Tag Archives: Sacred Throne

Review: The Armored Saint

The Armored Saint
by
Myke Cole

Title: The Armored Saint
Author:   Myke Cole
Published: 2018
ISBN-13: 9780765395955
Publisher: Tor
Twitter:  @MykeCole
Publisher’s Blurb:  In a world where any act of magic could open a portal to hell, the Order insures that no wizard will live to summon devils, and will kill as many innocent people as they must to prevent that greater horror. After witnessing a horrendous slaughter, the village girl Heloise opposes the Order, and risks bringing their wrath down on herself, her family, and her village.
What’s Auntie Reading Now? picture

The Armored Saint is book 1 in The Sacred Throne trilogy:
Book 1 –  The Armored Saint | Book 3  – The Killing Light

Her wounds sang out with every movement, but it was an old song to her now, sung so many times that she knew the words by heart.  She was good at hurting.  (p 186)

I blame Scalzi again.  He’s also one of the reasons I read Richard Kadrey, and have a never-ending wish-list culled from his Big Idea feature.

Myke Cole’s The Armored Saint is more than just a coming of age story.  It’s about family, right and wrong, identity and, love.  Heloise may only be 16 but she is badass in so many ways, and has become a character I want to know better.

Set in a medieval village ruled by a heavy-handed religious government called the Order, The Armored Saint is the story of Heloise, a teenager who questions everything she’s been taught.  And you know how dictator governments hate that, especially in women.

Myke Cole wrote Heloise for me.  For the woman who questioned things and didn’t understand why she was treated so harshly.  Only Heloise is surrounded by those who love her, and while conflicted about her questioning, protect her from being hunted down and killed by the Order.

Wizardry is not allowed.  Period.  Wizardry opens the portals for demons to crawl through.  Anyone who’s different gets killed.  Including, and especially, the mentally ill.  The man, Churic, normally quiet and described as “simple,”  has a fit one day.  Frothing at the mouth, purple skinned, eye bugging fit.  Which is seized upon as evil by the Order.  And the neighboring village, Heloise’s village is called upon to Knit Churic’s village.

Knitting is an horrific ritual, forcing those from one village to kill their friends in a neighboring village.  But it is in the Knitting that Heloise feels the power of all those questions, and the shoddy answers rise.  Her rebelliousness leaps out, putting her own village in danger, especially her father.  But she can’t help herself, what’s been going on is wrong, and evil, and she won’t stand for it any longer.

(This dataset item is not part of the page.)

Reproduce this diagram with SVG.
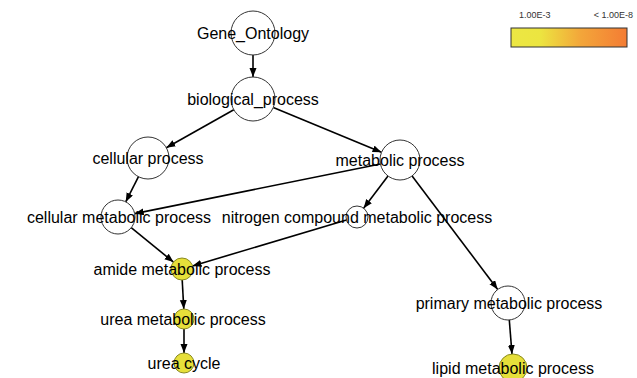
<svg xmlns="http://www.w3.org/2000/svg" width="637" height="378" viewBox="0 0 637 378">
<style>
.n{fill:#fff;stroke:#333;stroke-width:1}
.y{fill:#e6df3a;stroke:#8a8a20;stroke-width:1}
.t{font-family:"Liberation Sans",Arial,sans-serif;font-size:16px;fill:#000;text-anchor:middle}
.e{stroke:#000;stroke-width:1.6;fill:none;marker-end:url(#a)}
.l{font-family:"Liberation Sans",Arial,sans-serif;font-size:9px;fill:#333}
</style>
<defs>
<marker id="a" markerUnits="userSpaceOnUse" markerWidth="10" markerHeight="8" refX="9" refY="3.5" orient="auto">
<path d="M0,0 L9,3.5 L0,7 Z" fill="#000"/>
</marker>
<linearGradient id="g" x1="0" x2="1" y1="0" y2="0">
<stop offset="0" stop-color="#ece743"/>
<stop offset="0.25" stop-color="#ece540"/>
<stop offset="0.6" stop-color="#f3a63a"/>
<stop offset="1" stop-color="#f47c34"/>
</linearGradient>
</defs>
<g id="legend">
<rect x="511" y="28" width="116" height="19" fill="url(#g)" stroke="#333" stroke-width="1"/>
<text class="l" x="519" y="18">1.00E-3</text>
<text class="l" x="633" y="18" text-anchor="end">&lt; 1.00E-8</text>
</g>
<g id="connectors">
<line class="e" x1="253" y1="55" x2="253" y2="77"/>
<line class="e" x1="233.8" y1="109.8" x2="166.3" y2="147.7"/>
<line class="e" x1="273.3" y1="107.4" x2="381.5" y2="152.3"/>
<line class="e" x1="138.5" y1="176.7" x2="125.7" y2="201.9"/>
<line class="e" x1="380.4" y1="164" x2="134.7" y2="213.6"/>
<line class="e" x1="388" y1="176" x2="363.6" y2="208.2"/>
<line class="e" x1="412.1" y1="176" x2="497.7" y2="289.4"/>
<line class="e" x1="131.2" y1="227.7" x2="173.5" y2="262.1"/>
<line class="e" x1="346.5" y1="220.1" x2="192.5" y2="265.9"/>
<line class="e" x1="182.2" y1="280" x2="183.8" y2="309"/>
<line class="e" x1="184" y1="329" x2="184" y2="353"/>
<line class="e" x1="509.3" y1="320" x2="512" y2="354"/>
</g>
<g id="gene_ontology"><circle class="n" cx="253" cy="33" r="22"/><text class="t" x="253" y="39">Gene_Ontology</text></g>
<g id="biological_process"><circle class="n" cx="253" cy="99" r="22"/><text class="t" x="253" y="105">biological_process</text></g>
<g id="cellular_process"><circle class="n" cx="148" cy="158" r="21"/><text class="t" x="148" y="164">cellular process</text></g>
<g id="metabolic_process"><circle class="n" cx="400" cy="160" r="20"/><text class="t" x="400" y="166">metabolic process</text></g>
<g id="cellular_metabolic_process"><circle class="n" cx="118" cy="217" r="17"/><text class="t" x="119" y="223">cellular metabolic process</text></g>
<g id="nitrogen_compound_metabolic_process"><circle class="n" cx="357" cy="217" r="11"/><text class="t" x="357" y="223">nitrogen compound metabolic process</text></g>
<g id="amide_metabolic_process"><circle class="y" cx="182" cy="269" r="11"/><text class="t" x="182" y="275">amide metabolic process</text></g>
<g id="urea_metabolic_process"><circle class="y" cx="184" cy="319" r="10"/><text class="t" x="183" y="325">urea metabolic process</text></g>
<g id="urea_cycle"><circle class="y" cx="184" cy="363" r="10"/><text class="t" x="184" y="369">urea cycle</text></g>
<g id="primary_metabolic_process"><circle class="n" cx="508" cy="303" r="17"/><text class="t" x="509" y="309">primary metabolic process</text></g>
<g id="lipid_metabolic_process"><circle class="y" cx="513" cy="368" r="14"/><text class="t" x="513" y="374">lipid metabolic process</text></g>
</svg>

She may be 16, and small in stature, but girl is fierce.  And I love that Myke Cole wrote her to be the conflicted, flawed, insecure, brave hero she is.  She resonates through my very being and, I imagine, everyone who has ever questioned the status quo and been shunted aside.  Heloise is for those of us who want to be brave, but aren’t sure how.  She leads the way by living her truth, confusing as that may be.  She does it out of love.  And Cole shows in this brutal story that it is love which wins.  Whether he intended to or not, that’s what I got.

Heloise’s village hides her from the Order, and she comes out swinging.  The neighbor who hides her builds war-engines for the  Emperor to be used by his most fanatical officers in the army.  They are giant man-shaped machines, powered by seethestone, driven by men to grind everyone in their path to so much pulp.  (And while seethestone has a perfectly acceptable scientific method for working behind it, it seems a lot like magic to me.)

It is Heloise, broken and battered, and unwilling to give up the fight for those who have died at the hands of the Order who uses a war-engine to its most brutal advantage.  She is doing it for those she loved who died brutally, for those who could die brutally, and for herself.  Because, this shit will no longer stand.

In just over 200 pages, Heloise drives us through a paradigm shift.  From submissive to the Order, to mad as hell and refusing to put up with anyone’s nonsense anymore, she stands for what she believes in.  Which, of course, is in direct opposition to what the Order orders her to believe in.

Battered and bruised, Heloise becomes the sainted one who will lead the rest into battle.  At least, that’s what her neighbors tell her.  “No,” she says, “I’m not the hero you’re looking for.  I’m not brave or strong or anything.  I’m broken and hurting, and scared by the brutality I’ve been witness to, and have committed.  You’ve got the wrong girl.”

The rest of the story comes in the next two books, and I am so looking forward to following Heloise on her quest, standing by her side as I continue to heal from my own brokenness and find ways to say, “This shit will not stand,” in my own life.

Thank you Myke Cole, for this book and the books to come.  And thank you for Heloise, the hero we all need in this time and place.